WHBench: Evaluating Frontier LLMs with Expert-in-the-Loop Validation on Women’s Health Topics
In recent years, large language models (LLMs) have gained prominence for their application in medical guidance. However, the evaluation of these models in the context of women’s health has remained significantly underexplored. Addressing this critical gap, researchers have introduced the Women’s Health Benchmark (WHBench), an evaluation suite meticulously designed to assess LLMs on various women’s health topics.
Understanding WHBench
The WHBench comprises 47 expert-crafted scenarios that encompass 10 key topics in women’s health. The primary aim of this benchmark is to uncover clinically meaningful failure modes that may arise when LLMs are deployed in real-world settings. These failure modes include:
- Outdated clinical guidelines
- Unsafe omissions of critical information
- Dosing errors that could impact patient safety
- Equity-related blind spots that may affect marginalized groups
Evaluation Methodology
To conduct a comprehensive assessment, the WHBench employs a rigorous 23-criterion rubric. This rubric evaluates models on various parameters, including:
- Clinical accuracy
- Completeness of information
- Safety of recommendations
- Quality of communication
- Adherence to instructions
- Equity considerations
- Handling of uncertainty
- Guideline adherence
To ensure that safety concerns are prioritized, the evaluation process includes safety-weighted penalties and recalculation of scores on the server side.
Findings from the Evaluation
The benchmark has been utilized to evaluate 22 different models, leading to an extensive analysis of 3,102 attempted responses, of which 3,100 were scored. The results revealed that no model achieved a mean performance exceeding 75 percent, with the highest-performing model reaching only 72.1 percent. This indicates a pressing need for improvement in the application of LLMs in the field of women’s health.

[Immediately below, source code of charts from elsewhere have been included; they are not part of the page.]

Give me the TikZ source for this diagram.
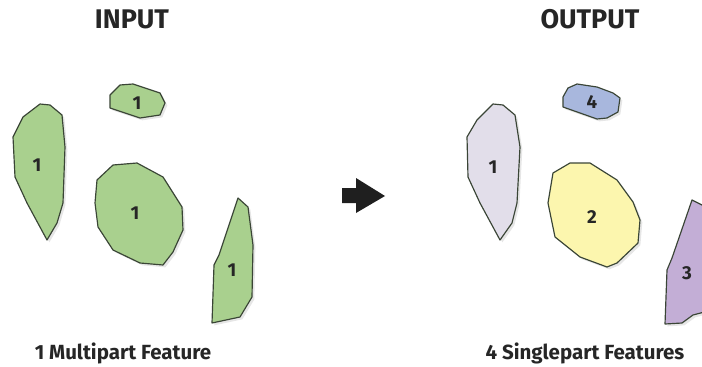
\documentclass[tikz,border=0pt]{standalone}
\usepackage{fontspec}
\setmainfont{Fira Sans}
\usetikzlibrary{shadows}
\definecolor{grn}{HTML}{A9D08E}
\definecolor{edge}{HTML}{3A4536}
\definecolor{lav}{HTML}{E2DEEA}
\definecolor{blu}{HTML}{A8B7DD}
\definecolor{yel}{HTML}{FCF6AE}
\definecolor{pur}{HTML}{C3AED6}
\begin{document}
\begin{tikzpicture}[x=0.03cm,y=-0.03cm,line join=round,line cap=round,
    part/.style={draw=edge,line width=1pt,drop shadow={shadow xshift=2pt,shadow yshift=-2pt,opacity=.2}},
    lbl/.style={font=\fontsize{16}{16}\selectfont\bfseries,text=black!85},
    ttl/.style={font=\fontsize{23}{23}\selectfont\bfseries,text=black!85},
    caption/.style={font=\fontsize{17.5}{17.5}\selectfont\bfseries,text=black!85}]
    \useasboundingbox (0,0) rectangle (702,367);
    \clip (0,0) rectangle (702,367);
    % input: one multipart feature
    \draw[part,fill=grn] (13,137) -- (23,117) -- (40,104) -- (50,105) -- (62,115) -- (65,147) -- (63,203) -- (57,223) -- (47,240) -- (27,203) -- (15,177) -- cycle;
    \draw[part,fill=grn] (110,95) -- (120,85) -- (133,84) -- (160,93) -- (165,103) -- (160,115) -- (140,118) -- (110,108) -- cycle;
    \draw[part,fill=grn] (97,180) -- (113,165) -- (137,163) -- (163,177) -- (182,207) -- (183,230) -- (173,252) -- (163,265) -- (140,263) -- (113,250) -- (98,227) -- (95,203) -- cycle;
    \draw[part,fill=grn] (238,198) -- (248,207) -- (253,245) -- (252,297) -- (240,317) -- (212,323) -- (214,265) -- (219,255) -- cycle;
    \node[lbl] (in1) at (37,165) {1};
    \node[lbl] (in2) at (137,103) {1};
    \node[lbl] (in3) at (135,213) {1};
    \node[lbl] (in4) at (232,270) {1};
    % output: four singlepart features
    \draw[part,fill=lav] (467,137) -- (477,120) -- (493,104) -- (503,105) -- (515,115) -- (520,147) -- (517,203) -- (512,223) -- (500,240) -- (480,203) -- (468,177) -- cycle;
    \draw[part,fill=blu] (563,97) -- (568,88) -- (577,84) -- (597,87) -- (613,93) -- (620,98) -- (618,112) -- (607,118) -- (597,119) -- (580,113) -- (563,107) -- cycle;
    \draw[part,fill=yel] (553,173) -- (570,163) -- (590,163) -- (617,180) -- (633,202) -- (640,220) -- (638,243) -- (617,263) -- (607,267) -- (580,257) -- (555,237) -- (548,203) -- cycle;
    \draw[part,fill=pur] (692,200) -- (712,210) -- (712,310) -- (693,315) -- (682,323) -- (665,324) -- (667,270) -- (672,258) -- cycle;
    \node[lbl] (out1) at (493,167) {1};
    \node[lbl] (out2) at (592,217) {2};
    \node[lbl] (out3) at (687,273) {3};
    \node[lbl] (out4) at (592,102) {4};
    % arrow
    \fill[black!88] (342,188) -- (356,188) -- (356,178) -- (385,196) -- (356,213) -- (356,203) -- (342,203) -- cycle;
    \node[ttl] (input) at (132,19) {INPUT};
    \node[ttl] (output) at (590,19) {OUTPUT};
    \node[caption] (multi) at (123,353) {1 Multipart Feature};
    \node[caption] (single) at (585,353) {4 Singlepart Features};
\end{tikzpicture}
\end{document}
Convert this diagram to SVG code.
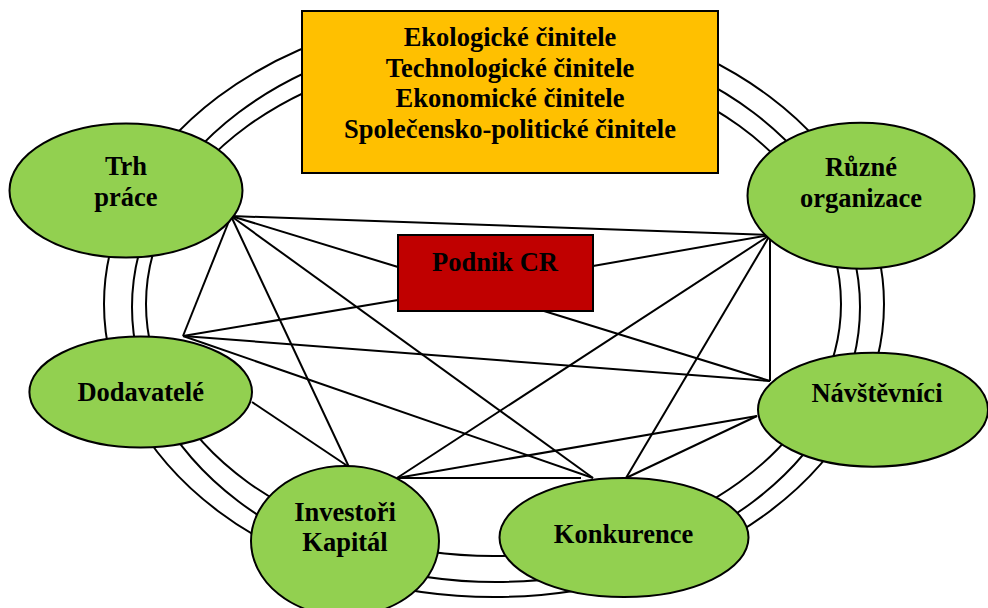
<svg xmlns="http://www.w3.org/2000/svg" width="988" height="608" viewBox="0 0 988 608">
  <style>
    .ring { fill: none; stroke: #000; stroke-width: 2; }
    .link { stroke: #000; stroke-width: 2; fill: none; }
    .node { fill: #92D050; stroke: #000; stroke-width: 2; }
    .box { stroke: #000; stroke-width: 2; }
    .label { font-family: "Liberation Serif", "Times New Roman", serif; font-weight: bold; font-size: 26.5px; fill: #000; text-anchor: middle; }
  </style>

  <rect width="988" height="608" fill="#fff"/>

  <!-- three surrounding rings -->
  <g id="rings">
    <ellipse class="ring" cx="494" cy="304" rx="390" ry="293"/>
    <ellipse class="ring" cx="496" cy="307" rx="364" ry="275"/>
    <ellipse class="ring" cx="493.5" cy="304" rx="347.5" ry="252"/>
  </g>

  <!-- relations between the actors -->
  <g id="connectors">
    <line class="link" x1="231" y1="216" x2="770" y2="235"/>
    <line class="link" x1="231" y1="216" x2="398" y2="267"/>
    <line class="link" x1="231" y1="216" x2="593" y2="478"/>
    <line class="link" x1="231" y1="216" x2="349" y2="467"/>
    <line class="link" x1="231" y1="216" x2="183" y2="336"/>
    <line class="link" x1="770" y1="235" x2="593" y2="266"/>
    <line class="link" x1="770" y1="235" x2="397" y2="478"/>
    <line class="link" x1="770" y1="235" x2="626" y2="478"/>
    <line class="link" x1="770" y1="235" x2="770" y2="381"/>
    <line class="link" x1="183" y1="336" x2="398" y2="300"/>
    <line class="link" x1="183" y1="336" x2="770" y2="381"/>
    <line class="link" x1="183" y1="336" x2="593" y2="478"/>
    <line class="link" x1="252" y1="402" x2="349" y2="467"/>
    <line class="link" x1="544" y1="311" x2="770" y2="381"/>
    <line class="link" x1="757" y1="416" x2="397" y2="478"/>
    <line class="link" x1="757" y1="416" x2="626" y2="478"/>
    <line class="link" x1="397" y1="478" x2="581" y2="478"/>
  </g>

  <g id="factors">
    <rect class="box" x="302" y="11" width="416" height="162" fill="#FFC000"/>
    <text class="label" x="510" y="46">Ekologické činitele</text>
    <text class="label" x="510" y="76.6">Technologické činitele</text>
    <text class="label" x="510" y="107.2">Ekonomické činitele</text>
    <text class="label" x="510" y="137.8">Společensko-politické činitele</text>
  </g>

  <g id="podnik">
    <rect class="box" x="398" y="235" width="195" height="76" fill="#C00000"/>
    <text class="label" x="495" y="271">Podnik CR</text>
  </g>

  <g id="trh-prace">
    <ellipse class="node" cx="126" cy="190.5" rx="116.5" ry="67"/>
    <text class="label" x="126" y="175">Trh</text>
    <text class="label" x="126" y="205.5">práce</text>
  </g>

  <g id="ruzne-organizace">
    <ellipse class="node" cx="861" cy="195.7" rx="113.5" ry="73"/>
    <text class="label" x="861" y="176">Různé</text>
    <text class="label" x="861" y="206.5">organizace</text>
  </g>

  <g id="dodavatele">
    <ellipse class="node" cx="140.7" cy="392" rx="111.3" ry="55.5"/>
    <text class="label" x="140.7" y="400.7">Dodavatelé</text>
  </g>

  <g id="navstevnici">
    <ellipse class="node" cx="873" cy="409.7" rx="115" ry="57"/>
    <text class="label" x="877" y="401.5">Návštěvníci</text>
  </g>

  <g id="investori">
    <ellipse class="node" cx="345" cy="541" rx="94" ry="75"/>
    <text class="label" x="345" y="520.7">Investoři</text>
    <text class="label" x="345" y="551.2">Kapitál</text>
  </g>

  <g id="konkurence">
    <ellipse class="node" cx="624" cy="537.5" rx="124.5" ry="59.5"/>
    <text class="label" x="623.5" y="543.3">Konkurence</text>
  </g>
</svg>
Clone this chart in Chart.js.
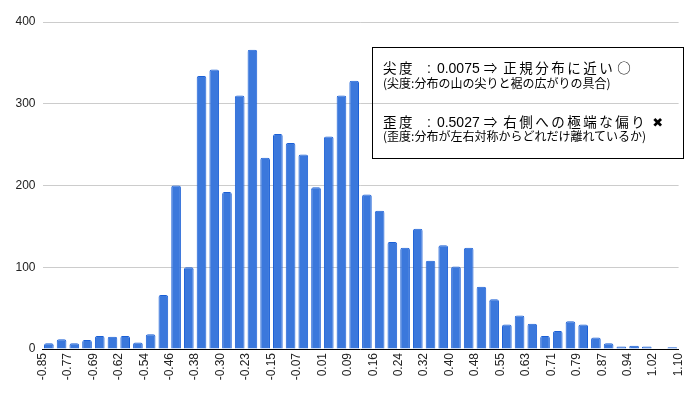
<!DOCTYPE html>
<html>
<head>
<meta charset="utf-8">
<script src="https://cdn.jsdelivr.net/npm/chart.js@4"></script>
<style>
  body { margin: 0; background: #fff; }
  #wrap { position: relative; width: 697px; height: 397px; }
  #note {
    position: absolute; left: 372px; top: 47px; width: 310px; height: 110px;
    border: 1px solid #000; font-family: "Noto Sans CJK JP", sans-serif; color: #000;
  }
  #note > div { position: absolute; left: 10px; white-space: nowrap; }
  .big { font-size: 13.5px; line-height: 14px; letter-spacing: 2.5px; }
  .big span { letter-spacing: 0; }
  .big .colon { font-family: "Liberation Sans"; font-size: 14px; margin: 0 6px 0 12px; }
  .big .num { font-family: "Liberation Sans"; font-size: 14px; }
  .big .arrow { margin: 0 6px 0 4px; }
  .big .mark { margin-left: 2px; }
  .big .cross { font-family: "DejaVu Sans"; font-size: 13px; margin-left: 5px; }
  .small { font-size: 12px; line-height: 12px; letter-spacing: 0; }
</style>
</head>
<body>
<div id="wrap">
  <canvas id="histChart" width="697" height="397"></canvas>
  <div id="note">
    <div class="big" style="top:12px">尖度<span class="colon">:</span><span class="num">0.0075</span><span class="arrow">⇒</span>正規分布に近い<span class="mark">○</span></div>
    <div class="small" style="top:28.5px">(尖度:分布の山の尖りと裾の広がりの具合)</div>
    <div class="big" style="top:66px">歪度<span class="colon">:</span><span class="num">0.5027</span><span class="arrow">⇒</span>右側への極端な偏り<span class="cross">✖</span></div>
    <div class="small" style="top:82px">(歪度:分布が左右対称からどれだけ離れているか)</div>
  </div>
</div>
<script>
// bin edges of the histogram (51 edges -> 50 bins)
var binEdges = [-0.85, -0.811, -0.772, -0.733, -0.694, -0.655, -0.616, -0.577, -0.538, -0.499,
                -0.46, -0.421, -0.382, -0.343, -0.304, -0.265, -0.226, -0.187, -0.148, -0.109,
                -0.07, -0.031, 0.008, 0.047, 0.086, 0.125, 0.164, 0.203, 0.242, 0.281,
                0.32, 0.359, 0.398, 0.437, 0.476, 0.515, 0.554, 0.593, 0.632, 0.671,
                0.71, 0.749, 0.788, 0.827, 0.866, 0.905, 0.944, 0.983, 1.022, 1.061, 1.10];

// counts per bin
var counts = [7, 12, 7, 11, 16, 15, 16, 8, 18, 66,
              200, 100, 334, 342, 192, 310, 366, 234, 263, 252,
              238, 198, 260, 310, 328, 189, 169, 131, 124, 147,
              108, 127, 101, 124, 76, 61, 30, 41, 31, 16,
              22, 34, 30, 14, 7, 3, 4, 3, 0, 2];

// x tick labels (every other bin edge)
var tickLabels = ['-0.85', '-0.77', '-0.69', '-0.62', '-0.54', '-0.46', '-0.38', '-0.30', '-0.23', '-0.15',
                  '-0.07', '0.01', '0.09', '0.16', '0.24', '0.32', '0.40', '0.48', '0.55', '0.63',
                  '0.71', '0.79', '0.87', '0.94', '1.02', '1.10'];

var yTicks = [0, 100, 200, 300, 400];

var points = [];
for (var i = 0; i < counts.length; i++) {
    points.push({ x: (binEdges[i] + binEdges[i + 1]) / 2, y: counts[i] });
}

var ctx = document.getElementById('histChart');
var histChart = new Chart(ctx, {
    type: 'bar',
    data: {
        datasets: [{
            data: points,
            backgroundColor: '#3b78dc',
            borderColor: '#1a5fd6',
            borderWidth: 1,
            borderRadius: { topLeft: 2, topRight: 2 },
            borderSkipped: 'start',
            barPercentage: 0.76,
            categoryPercentage: 1.0
        }]
    },
    options: {
        responsive: false,
        animation: false,
        layout: { padding: { top: 22, right: 13, left: 0, bottom: 0 } },
        plugins: { legend: { display: false }, tooltip: { enabled: false } },
        scales: {
            x: {
                type: 'linear',
                offset: false,
                min: binEdges[0],
                max: binEdges[binEdges.length - 1],
                afterBuildTicks: function (scale) {
                    var t = [];
                    for (var k = 0; k < binEdges.length; k += 2) t.push({ value: binEdges[k] });
                    scale.ticks = t;
                },
                afterFit: function (scale) { scale.height = 48; },
                grid: { display: false, drawTicks: false },
                border: { display: true, color: '#000', width: 1 },
                ticks: {
                    autoSkip: false,
                    minRotation: 90,
                    maxRotation: 90,
                    padding: 4,
                    color: '#222',
                    font: { family: 'Liberation Sans', size: 12 },
                    callback: function (v, idx) { return tickLabels[idx]; }
                }
            },
            y: {
                min: 0,
                max: 400,
                afterBuildTicks: function (scale) {
                    scale.ticks = yTicks.map(function (v) { return { value: v }; });
                },
                afterFit: function (scale) { scale.width = 42.5; },
                grid: { color: '#cccccc', drawTicks: false },
                border: { display: false },
                ticks: {
                    padding: 7,
                    color: '#222',
                    font: { family: 'Liberation Sans', size: 12 }
                }
            }
        }
    }
});
</script>
</body>
</html>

Furthermore, even the top-performing models demonstrated low fully correct response rates and significant variation in harm rates. The evaluation results underscored the necessity for expert involvement in the clinical deployment of these models to ensure patient safety.
Implications for Future AI Development
The inter-rater reliability observed in the study was moderate at the response label level, yet high for model ranking. This suggests that WHBench can serve as a valuable tool for comparative evaluation of systems while emphasizing the importance of expert oversight. The ultimate goal of WHBench is to provide a publicly accessible, failure-mode-aware benchmark that can help track the development of safer and more equitable AI solutions in women’s health.
As the field of AI in medicine continues to evolve, benchmarks like WHBench are essential to ensure that advancements serve all populations equitably and safely. Through rigorous evaluation and expert involvement, the aim is to enhance the quality of medical guidance provided by AI systems, particularly in the critical area of women’s health.